→ INSTRUCTIONS FOR THE TASK:
Repeat the full listing below verbatim and keep the images out.

→ RAW DATA:

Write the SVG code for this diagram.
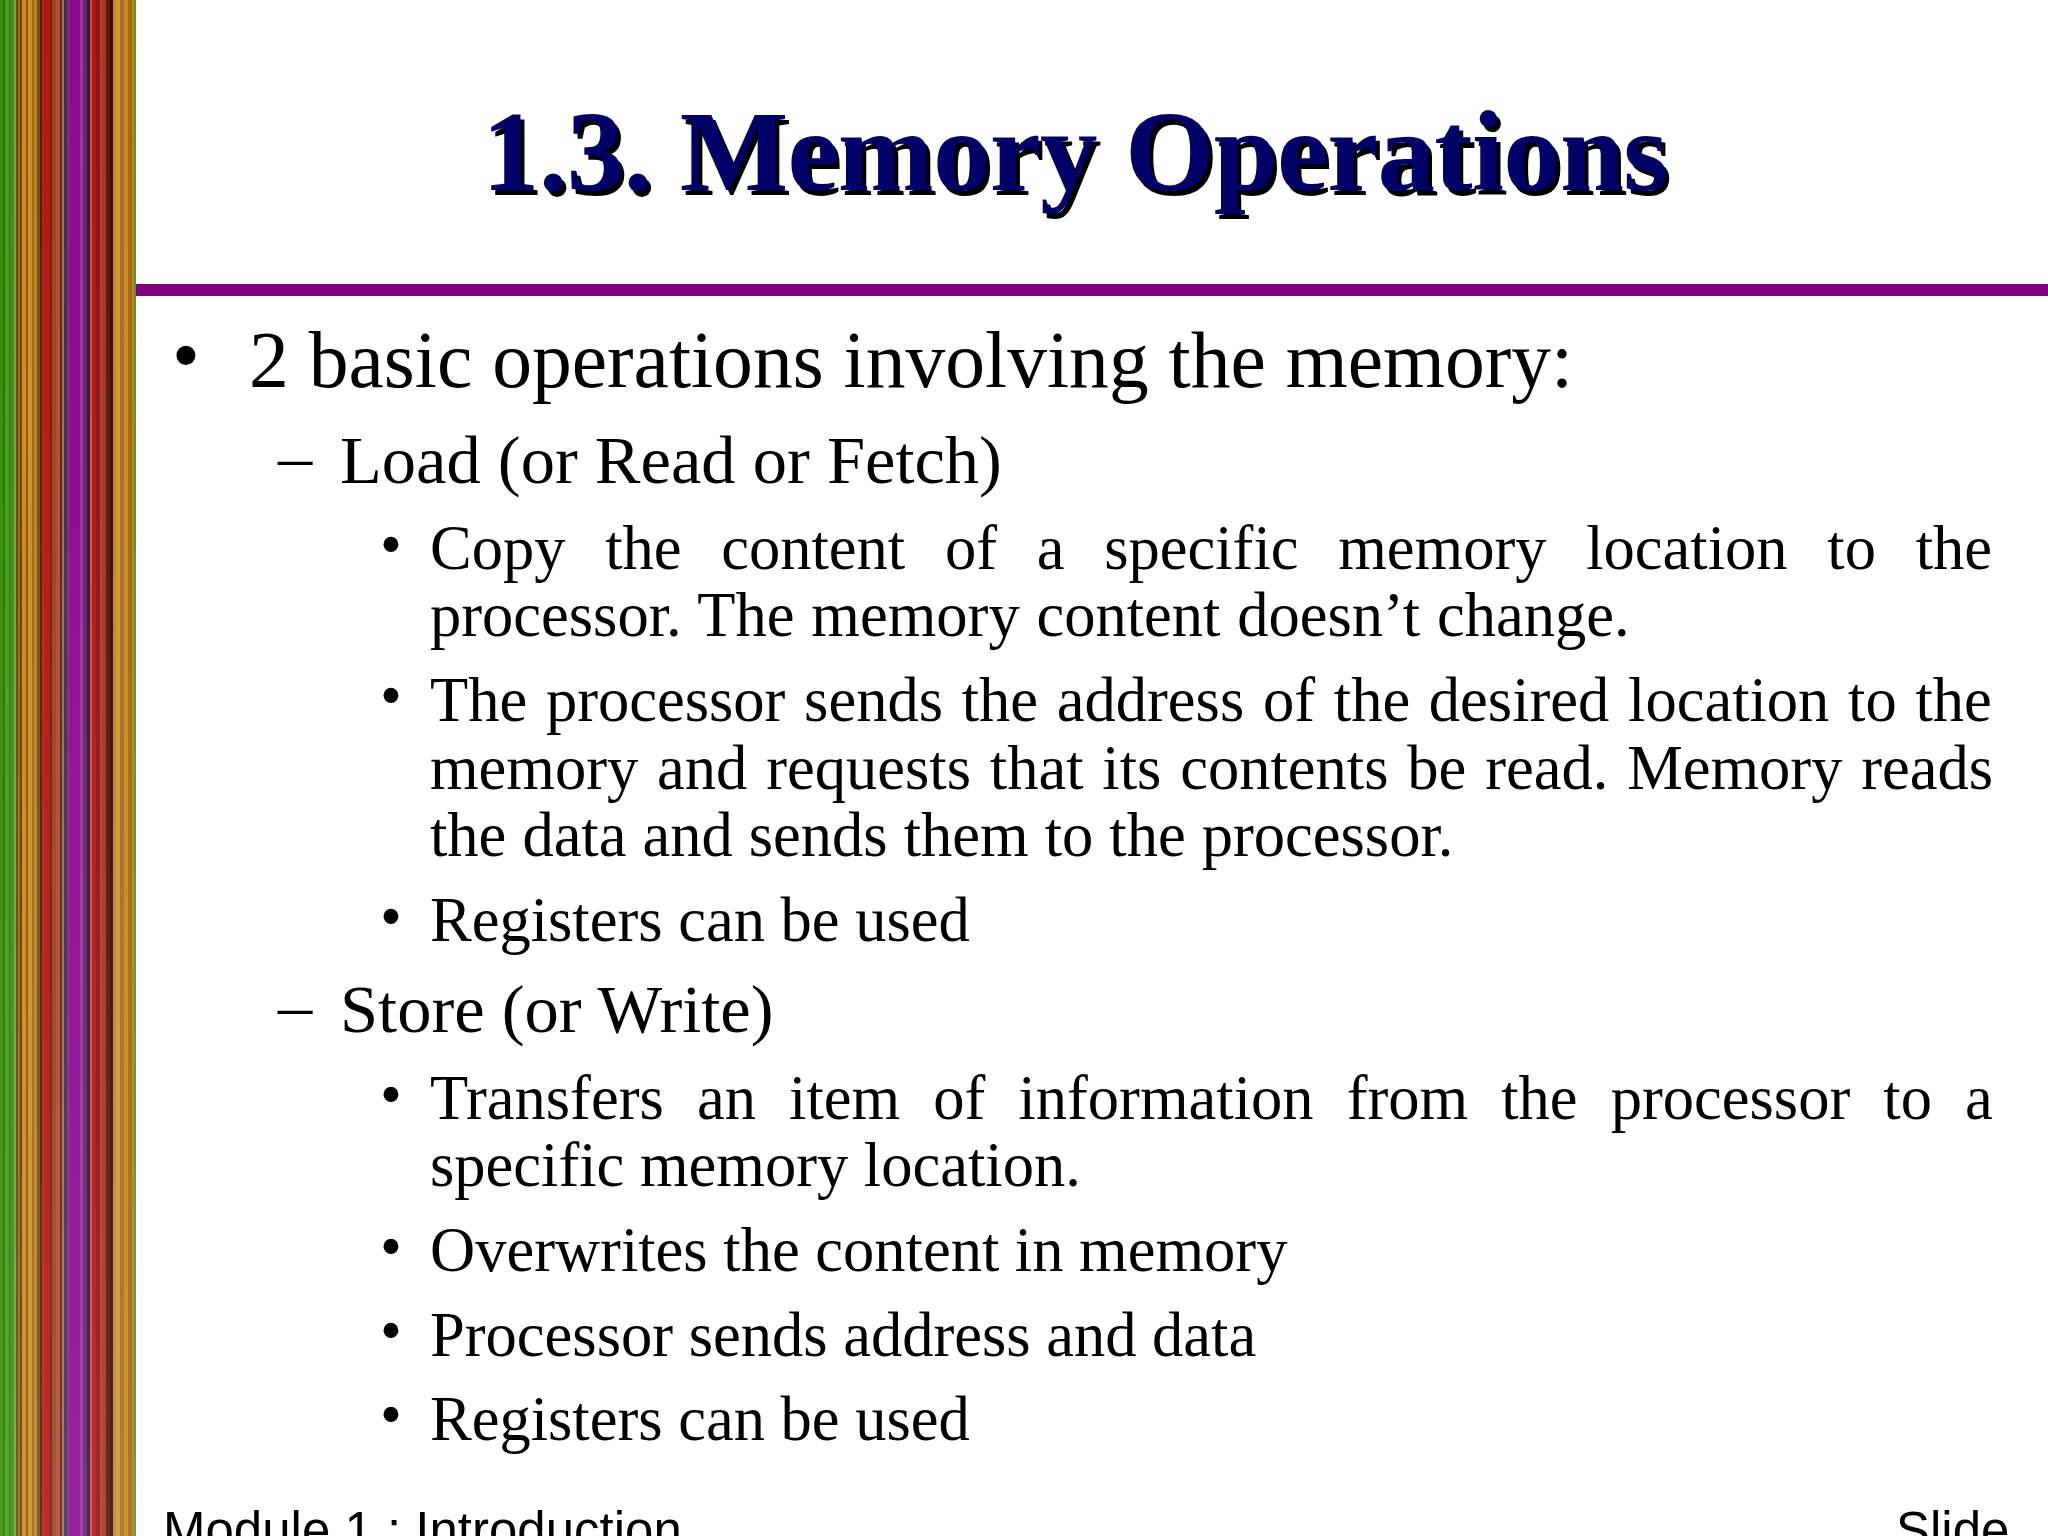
<svg xmlns="http://www.w3.org/2000/svg" width="2048" height="1536" viewBox="0 0 2048 1536">
<style>
text{font-family:"Liberation Serif","Times New Roman",serif;fill:#000}
.t{font-size:115px;font-weight:bold}
.l1{font-size:79.6px}.l2{font-size:68.5px}.l3{font-size:62.5px}
.f{font-family:"Liberation Sans",Arial,sans-serif;font-size:51px}
</style>
<defs>
<linearGradient id="fade" x1="0" x2="0" y1="0" y2="1"><stop offset="0" stop-color="#fff" stop-opacity="0"/><stop offset=".35" stop-color="#fff" stop-opacity=".02"/><stop offset="1" stop-color="#fff" stop-opacity=".09"/></linearGradient>
<filter id="soft" x="-5%" y="0" width="110%" height="100%"><feGaussianBlur stdDeviation=".6 0"/></filter>
<clipPath id="stripclip"><rect width="136" height="1536"/></clipPath>
</defs>
<rect width="2048" height="1536" fill="#fff"/>
<g id="strip-band" clip-path="url(#stripclip)">
<g filter="url(#soft)">
<rect x="-4" width="7" height="1536" fill="#3a8c10"/><rect x="3" width="2" height="1536" fill="#2f7010"/><rect x="5" width="4" height="1536" fill="#4aa018"/><rect x="9" width="1" height="1536" fill="#2a6a10"/><rect x="10" width="4" height="1536" fill="#3d8f18"/><rect x="14" width="2" height="1536" fill="#7aa040"/><rect x="16" width="2" height="1536" fill="#4a5a10"/><rect x="18" width="2" height="1536" fill="#a06a18"/><rect x="20" width="2" height="1536" fill="#6a3a10"/><rect x="22" width="4" height="1536" fill="#d08a20"/><rect x="26" width="2" height="1536" fill="#8a5a10"/><rect x="28" width="4" height="1536" fill="#d09028"/><rect x="32" width="2" height="1536" fill="#a06a18"/><rect x="34" width="3" height="1536" fill="#c08020"/><rect x="37" width="3" height="1536" fill="#804a20"/><rect x="40" width="2" height="1536" fill="#4a2010"/><rect x="42" width="2" height="1536" fill="#a03010"/><rect x="44" width="6" height="1536" fill="#b81414"/><rect x="50" width="2" height="1536" fill="#702010"/><rect x="52" width="4" height="1536" fill="#a04028"/><rect x="56" width="4" height="1536" fill="#b05030"/><rect x="60" width="2" height="1536" fill="#602818"/><rect x="62" width="2" height="1536" fill="#a07060"/><rect x="64" width="3" height="1536" fill="#502a50"/><rect x="67" width="3" height="1536" fill="#7a2a8a"/><rect x="70" width="10" height="1536" fill="#8a1090"/><rect x="80" width="3" height="1536" fill="#9a30a0"/><rect x="83" width="4" height="1536" fill="#5a2a70"/><rect x="87" width="3" height="1536" fill="#401040"/><rect x="90" width="2" height="1536" fill="#b06050"/><rect x="92" width="4" height="1536" fill="#b81818"/><rect x="96" width="4" height="1536" fill="#901818"/><rect x="100" width="2" height="1536" fill="#b83a30"/><rect x="102" width="4" height="1536" fill="#a03828"/><rect x="106" width="4" height="1536" fill="#601810"/><rect x="110" width="3" height="1536" fill="#3a1008"/><rect x="113" width="3" height="1536" fill="#c08a28"/><rect x="116" width="4" height="1536" fill="#d09a30"/><rect x="120" width="4" height="1536" fill="#a87020"/><rect x="124" width="4" height="1536" fill="#c88a20"/><rect x="128" width="4" height="1536" fill="#a06a18"/><rect x="132" width="2" height="1536" fill="#c08020"/><rect x="134" width="6" height="1536" fill="#5a9a18"/>
</g>
<rect width="136" height="1536" fill="url(#fade)"/>
</g>
<rect id="rule" x="136" y="284" width="1912" height="12" fill="#800080"/>
<g id="title">
<text class="t" x="486" y="195" textLength="1186">1.3. Memory Operations</text>
<text class="t" x="482" y="190" textLength="1186" style="fill:#000066">1.3. Memory Operations</text>
</g>
<g id="body">
<text class="l1" x="172" y="382">•</text><text class="l1" x="249" y="387">2 basic operations involving the memory:</text>
<text class="l2" x="278" y="479">–</text><text class="l2" x="340" y="483">Load (or Read or Fetch)</text>
<text class="l3" x="380" y="565">•</text><text class="l3" x="430" y="569" word-spacing="24.1">Copy the content of a specific memory location to the</text>
<text class="l3" x="430" y="636" word-spacing="1.2">processor. The memory content doesn’t change.</text>
<text class="l3" x="380" y="716">•</text><text class="l3" x="430" y="721" word-spacing="3.1">The processor sends the address of the desired location to the</text>
<text class="l3" x="430" y="789" word-spacing="3.2">memory and requests that its contents be read. Memory reads</text>
<text class="l3" x="430" y="856" word-spacing=".4">the data and sends them to the processor.</text>
<text class="l3" x="380" y="937">•</text><text class="l3" x="430" y="941">Registers can be used</text>
<text class="l2" x="278" y="1028">–</text><text class="l2" x="340" y="1032">Store (or Write)</text>
<text class="l3" x="380" y="1115">•</text><text class="l3" x="430" y="1119" word-spacing="17.5">Transfers an item of information from the processor to a</text>
<text class="l3" x="430" y="1186">specific memory location.</text>
<text class="l3" x="380" y="1267">•</text><text class="l3" x="430" y="1271">Overwrites the content in memory</text>
<text class="l3" x="380" y="1351">•</text><text class="l3" x="430" y="1356">Processor sends address and data</text>
<text class="l3" x="380" y="1435">•</text><text class="l3" x="430" y="1440">Registers can be used</text>
</g>
<g id="footer">
<text class="f" x="163" y="1548">Module 1 : Introduction</text>
<text class="f" x="1896" y="1548">Slide</text>
</g>
</svg>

→ SOLUTION BELOW:
Write the SVG code for this diagram.
<svg xmlns="http://www.w3.org/2000/svg" width="2048" height="1536" viewBox="0 0 2048 1536">
<style>
text{font-family:"Liberation Serif","Times New Roman",serif;fill:#000}
.t{font-size:115px;font-weight:bold}
.l1{font-size:79.6px}.l2{font-size:68.5px}.l3{font-size:62.5px}
.f{font-family:"Liberation Sans",Arial,sans-serif;font-size:51px}
</style>
<defs>
<linearGradient id="fade" x1="0" x2="0" y1="0" y2="1"><stop offset="0" stop-color="#fff" stop-opacity="0"/><stop offset=".35" stop-color="#fff" stop-opacity=".02"/><stop offset="1" stop-color="#fff" stop-opacity=".09"/></linearGradient>
<filter id="soft" x="-5%" y="0" width="110%" height="100%"><feGaussianBlur stdDeviation=".6 0"/></filter>
<clipPath id="stripclip"><rect width="136" height="1536"/></clipPath>
</defs>
<rect width="2048" height="1536" fill="#fff"/>
<g id="strip-band" clip-path="url(#stripclip)">
<g filter="url(#soft)">
<rect x="-4" width="7" height="1536" fill="#3a8c10"/><rect x="3" width="2" height="1536" fill="#2f7010"/><rect x="5" width="4" height="1536" fill="#4aa018"/><rect x="9" width="1" height="1536" fill="#2a6a10"/><rect x="10" width="4" height="1536" fill="#3d8f18"/><rect x="14" width="2" height="1536" fill="#7aa040"/><rect x="16" width="2" height="1536" fill="#4a5a10"/><rect x="18" width="2" height="1536" fill="#a06a18"/><rect x="20" width="2" height="1536" fill="#6a3a10"/><rect x="22" width="4" height="1536" fill="#d08a20"/><rect x="26" width="2" height="1536" fill="#8a5a10"/><rect x="28" width="4" height="1536" fill="#d09028"/><rect x="32" width="2" height="1536" fill="#a06a18"/><rect x="34" width="3" height="1536" fill="#c08020"/><rect x="37" width="3" height="1536" fill="#804a20"/><rect x="40" width="2" height="1536" fill="#4a2010"/><rect x="42" width="2" height="1536" fill="#a03010"/><rect x="44" width="6" height="1536" fill="#b81414"/><rect x="50" width="2" height="1536" fill="#702010"/><rect x="52" width="4" height="1536" fill="#a04028"/><rect x="56" width="4" height="1536" fill="#b05030"/><rect x="60" width="2" height="1536" fill="#602818"/><rect x="62" width="2" height="1536" fill="#a07060"/><rect x="64" width="3" height="1536" fill="#502a50"/><rect x="67" width="3" height="1536" fill="#7a2a8a"/><rect x="70" width="10" height="1536" fill="#8a1090"/><rect x="80" width="3" height="1536" fill="#9a30a0"/><rect x="83" width="4" height="1536" fill="#5a2a70"/><rect x="87" width="3" height="1536" fill="#401040"/><rect x="90" width="2" height="1536" fill="#b06050"/><rect x="92" width="4" height="1536" fill="#b81818"/><rect x="96" width="4" height="1536" fill="#901818"/><rect x="100" width="2" height="1536" fill="#b83a30"/><rect x="102" width="4" height="1536" fill="#a03828"/><rect x="106" width="4" height="1536" fill="#601810"/><rect x="110" width="3" height="1536" fill="#3a1008"/><rect x="113" width="3" height="1536" fill="#c08a28"/><rect x="116" width="4" height="1536" fill="#d09a30"/><rect x="120" width="4" height="1536" fill="#a87020"/><rect x="124" width="4" height="1536" fill="#c88a20"/><rect x="128" width="4" height="1536" fill="#a06a18"/><rect x="132" width="2" height="1536" fill="#c08020"/><rect x="134" width="6" height="1536" fill="#5a9a18"/>
</g>
<rect width="136" height="1536" fill="url(#fade)"/>
</g>
<rect id="rule" x="136" y="284" width="1912" height="12" fill="#800080"/>
<g id="title">
<text class="t" x="486" y="195" textLength="1186">1.3. Memory Operations</text>
<text class="t" x="482" y="190" textLength="1186" style="fill:#000066">1.3. Memory Operations</text>
</g>
<g id="body">
<text class="l1" x="172" y="382">•</text><text class="l1" x="249" y="387">2 basic operations involving the memory:</text>
<text class="l2" x="278" y="479">–</text><text class="l2" x="340" y="483">Load (or Read or Fetch)</text>
<text class="l3" x="380" y="565">•</text><text class="l3" x="430" y="569" word-spacing="24.1">Copy the content of a specific memory location to the</text>
<text class="l3" x="430" y="636" word-spacing="1.2">processor. The memory content doesn’t change.</text>
<text class="l3" x="380" y="716">•</text><text class="l3" x="430" y="721" word-spacing="3.1">The processor sends the address of the desired location to the</text>
<text class="l3" x="430" y="789" word-spacing="3.2">memory and requests that its contents be read. Memory reads</text>
<text class="l3" x="430" y="856" word-spacing=".4">the data and sends them to the processor.</text>
<text class="l3" x="380" y="937">•</text><text class="l3" x="430" y="941">Registers can be used</text>
<text class="l2" x="278" y="1028">–</text><text class="l2" x="340" y="1032">Store (or Write)</text>
<text class="l3" x="380" y="1115">•</text><text class="l3" x="430" y="1119" word-spacing="17.5">Transfers an item of information from the processor to a</text>
<text class="l3" x="430" y="1186">specific memory location.</text>
<text class="l3" x="380" y="1267">•</text><text class="l3" x="430" y="1271">Overwrites the content in memory</text>
<text class="l3" x="380" y="1351">•</text><text class="l3" x="430" y="1356">Processor sends address and data</text>
<text class="l3" x="380" y="1435">•</text><text class="l3" x="430" y="1440">Registers can be used</text>
</g>
<g id="footer">
<text class="f" x="163" y="1548">Module 1 : Introduction</text>
<text class="f" x="1896" y="1548">Slide</text>
</g>
</svg>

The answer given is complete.